** start of Material **
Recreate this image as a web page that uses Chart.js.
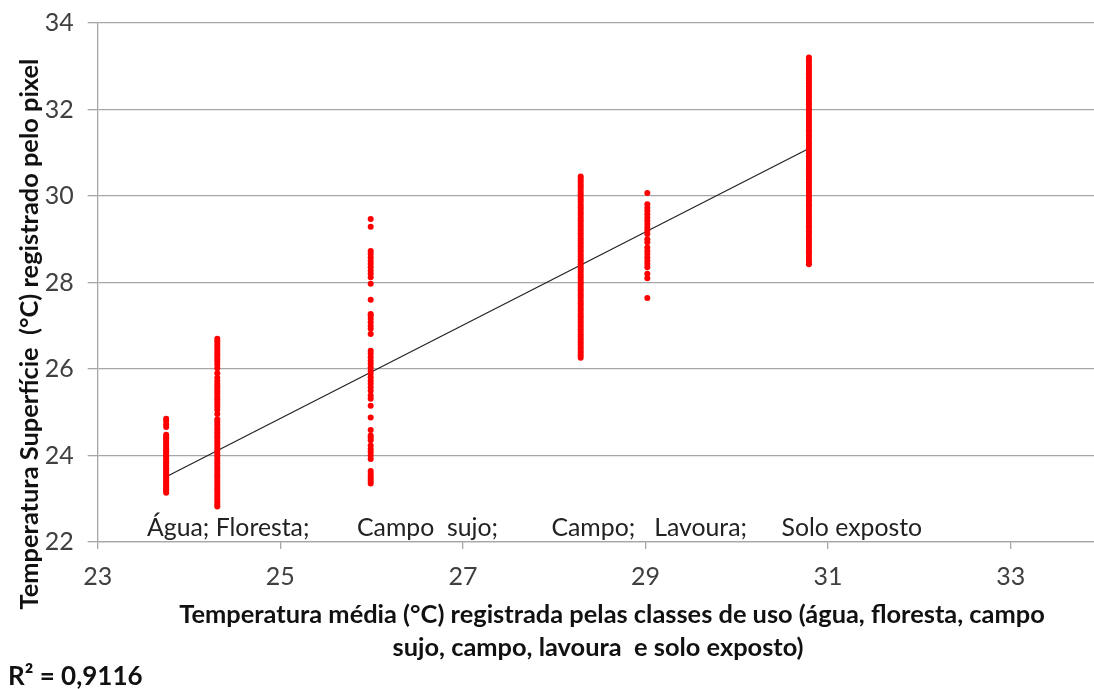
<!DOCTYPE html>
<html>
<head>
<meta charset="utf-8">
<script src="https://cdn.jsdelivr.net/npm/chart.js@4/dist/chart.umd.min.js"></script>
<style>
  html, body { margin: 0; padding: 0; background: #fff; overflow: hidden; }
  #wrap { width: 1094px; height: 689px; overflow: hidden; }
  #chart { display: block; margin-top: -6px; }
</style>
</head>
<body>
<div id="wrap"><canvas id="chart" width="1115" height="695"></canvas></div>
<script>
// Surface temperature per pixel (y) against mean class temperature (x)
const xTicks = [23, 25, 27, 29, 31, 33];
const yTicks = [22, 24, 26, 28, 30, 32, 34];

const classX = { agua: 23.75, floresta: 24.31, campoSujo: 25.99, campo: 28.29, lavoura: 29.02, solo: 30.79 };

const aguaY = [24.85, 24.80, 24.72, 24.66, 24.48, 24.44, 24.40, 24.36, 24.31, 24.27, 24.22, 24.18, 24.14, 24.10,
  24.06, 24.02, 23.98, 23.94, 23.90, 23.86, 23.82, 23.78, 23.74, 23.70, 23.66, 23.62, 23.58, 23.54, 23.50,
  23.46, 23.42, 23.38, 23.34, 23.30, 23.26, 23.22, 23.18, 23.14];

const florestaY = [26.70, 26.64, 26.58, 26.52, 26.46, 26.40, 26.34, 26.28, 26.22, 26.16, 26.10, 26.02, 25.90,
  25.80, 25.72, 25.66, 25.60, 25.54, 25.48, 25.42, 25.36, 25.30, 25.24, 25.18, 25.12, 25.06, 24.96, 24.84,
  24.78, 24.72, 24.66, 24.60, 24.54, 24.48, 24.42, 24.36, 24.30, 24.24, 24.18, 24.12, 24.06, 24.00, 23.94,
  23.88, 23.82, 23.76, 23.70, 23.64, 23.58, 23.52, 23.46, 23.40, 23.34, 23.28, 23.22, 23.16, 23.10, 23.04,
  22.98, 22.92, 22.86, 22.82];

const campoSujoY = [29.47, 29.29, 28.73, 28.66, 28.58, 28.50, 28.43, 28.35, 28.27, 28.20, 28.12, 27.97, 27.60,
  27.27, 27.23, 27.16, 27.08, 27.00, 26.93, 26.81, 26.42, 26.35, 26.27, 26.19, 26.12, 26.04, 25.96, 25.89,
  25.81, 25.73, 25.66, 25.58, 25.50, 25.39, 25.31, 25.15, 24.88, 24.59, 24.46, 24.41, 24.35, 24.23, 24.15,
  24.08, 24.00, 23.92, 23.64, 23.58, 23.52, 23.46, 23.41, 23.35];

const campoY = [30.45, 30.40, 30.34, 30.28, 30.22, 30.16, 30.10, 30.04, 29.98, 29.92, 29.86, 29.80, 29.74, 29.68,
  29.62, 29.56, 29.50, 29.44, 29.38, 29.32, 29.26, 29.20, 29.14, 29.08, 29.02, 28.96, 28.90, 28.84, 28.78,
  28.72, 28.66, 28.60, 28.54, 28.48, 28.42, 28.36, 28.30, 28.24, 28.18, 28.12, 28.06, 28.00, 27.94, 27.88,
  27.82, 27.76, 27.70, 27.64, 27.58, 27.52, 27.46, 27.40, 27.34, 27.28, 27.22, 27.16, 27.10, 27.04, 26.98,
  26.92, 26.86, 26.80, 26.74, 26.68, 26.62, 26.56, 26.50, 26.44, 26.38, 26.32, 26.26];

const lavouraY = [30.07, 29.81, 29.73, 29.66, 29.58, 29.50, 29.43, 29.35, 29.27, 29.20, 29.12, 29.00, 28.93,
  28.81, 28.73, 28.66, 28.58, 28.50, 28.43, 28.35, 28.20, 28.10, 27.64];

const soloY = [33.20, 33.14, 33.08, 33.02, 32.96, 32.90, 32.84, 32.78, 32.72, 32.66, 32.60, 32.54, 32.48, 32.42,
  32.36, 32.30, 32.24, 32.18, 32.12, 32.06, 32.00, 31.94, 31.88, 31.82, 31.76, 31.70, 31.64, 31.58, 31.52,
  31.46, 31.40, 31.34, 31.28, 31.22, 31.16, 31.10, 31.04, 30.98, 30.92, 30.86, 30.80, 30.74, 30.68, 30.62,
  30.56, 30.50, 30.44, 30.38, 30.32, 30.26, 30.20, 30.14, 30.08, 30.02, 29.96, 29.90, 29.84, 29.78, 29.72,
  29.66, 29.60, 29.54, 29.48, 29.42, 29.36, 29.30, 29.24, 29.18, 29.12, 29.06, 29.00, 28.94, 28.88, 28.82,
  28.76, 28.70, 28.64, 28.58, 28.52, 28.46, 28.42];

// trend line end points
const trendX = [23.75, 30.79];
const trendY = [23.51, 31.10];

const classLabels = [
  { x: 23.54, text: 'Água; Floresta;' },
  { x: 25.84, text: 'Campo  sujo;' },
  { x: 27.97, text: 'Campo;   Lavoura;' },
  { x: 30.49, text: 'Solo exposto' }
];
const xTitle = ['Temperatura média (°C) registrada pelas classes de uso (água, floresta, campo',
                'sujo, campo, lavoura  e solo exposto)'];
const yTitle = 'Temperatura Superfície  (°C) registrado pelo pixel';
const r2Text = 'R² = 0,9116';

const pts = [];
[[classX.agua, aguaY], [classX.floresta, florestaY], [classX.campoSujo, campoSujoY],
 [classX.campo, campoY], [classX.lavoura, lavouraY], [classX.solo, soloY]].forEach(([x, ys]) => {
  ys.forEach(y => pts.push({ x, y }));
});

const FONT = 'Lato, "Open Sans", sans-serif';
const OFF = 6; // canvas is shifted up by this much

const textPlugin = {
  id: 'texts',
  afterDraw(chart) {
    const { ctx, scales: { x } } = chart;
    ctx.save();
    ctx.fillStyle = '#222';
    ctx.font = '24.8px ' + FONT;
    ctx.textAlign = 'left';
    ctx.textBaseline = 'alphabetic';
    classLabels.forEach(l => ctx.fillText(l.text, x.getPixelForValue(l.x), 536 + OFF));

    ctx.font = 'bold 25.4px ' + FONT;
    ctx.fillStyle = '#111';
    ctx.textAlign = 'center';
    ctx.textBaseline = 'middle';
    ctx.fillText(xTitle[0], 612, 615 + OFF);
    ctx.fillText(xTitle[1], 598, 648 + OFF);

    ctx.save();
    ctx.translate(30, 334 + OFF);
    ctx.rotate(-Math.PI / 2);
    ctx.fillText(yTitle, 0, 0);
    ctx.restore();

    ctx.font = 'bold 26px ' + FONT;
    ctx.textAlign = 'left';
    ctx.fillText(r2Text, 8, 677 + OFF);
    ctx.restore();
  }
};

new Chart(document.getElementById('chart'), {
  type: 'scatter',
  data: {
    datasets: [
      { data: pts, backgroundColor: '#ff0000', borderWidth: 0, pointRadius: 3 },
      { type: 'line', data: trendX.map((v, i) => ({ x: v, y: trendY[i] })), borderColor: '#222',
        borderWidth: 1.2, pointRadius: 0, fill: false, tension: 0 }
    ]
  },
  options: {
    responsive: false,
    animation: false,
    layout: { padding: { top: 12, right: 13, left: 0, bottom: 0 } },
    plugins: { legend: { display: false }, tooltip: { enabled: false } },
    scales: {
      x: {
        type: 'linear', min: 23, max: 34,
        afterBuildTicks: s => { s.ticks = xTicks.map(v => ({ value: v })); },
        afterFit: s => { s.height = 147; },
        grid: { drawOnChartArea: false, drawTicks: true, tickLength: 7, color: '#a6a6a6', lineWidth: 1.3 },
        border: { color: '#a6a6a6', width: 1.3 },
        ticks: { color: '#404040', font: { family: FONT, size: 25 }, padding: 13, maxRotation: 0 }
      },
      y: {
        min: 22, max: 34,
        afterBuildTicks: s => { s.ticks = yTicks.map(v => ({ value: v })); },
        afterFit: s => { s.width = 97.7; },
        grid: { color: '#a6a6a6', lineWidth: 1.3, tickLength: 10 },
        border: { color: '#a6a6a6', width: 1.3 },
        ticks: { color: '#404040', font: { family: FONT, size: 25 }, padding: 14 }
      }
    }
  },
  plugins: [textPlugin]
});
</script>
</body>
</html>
** end of Material **
#### Exercise objective:
Collect from the data above every line that includes "this".

#### Reply:
Recreate this image as a web page that uses Chart.js.
const OFF = 6; // canvas is shifted up by this much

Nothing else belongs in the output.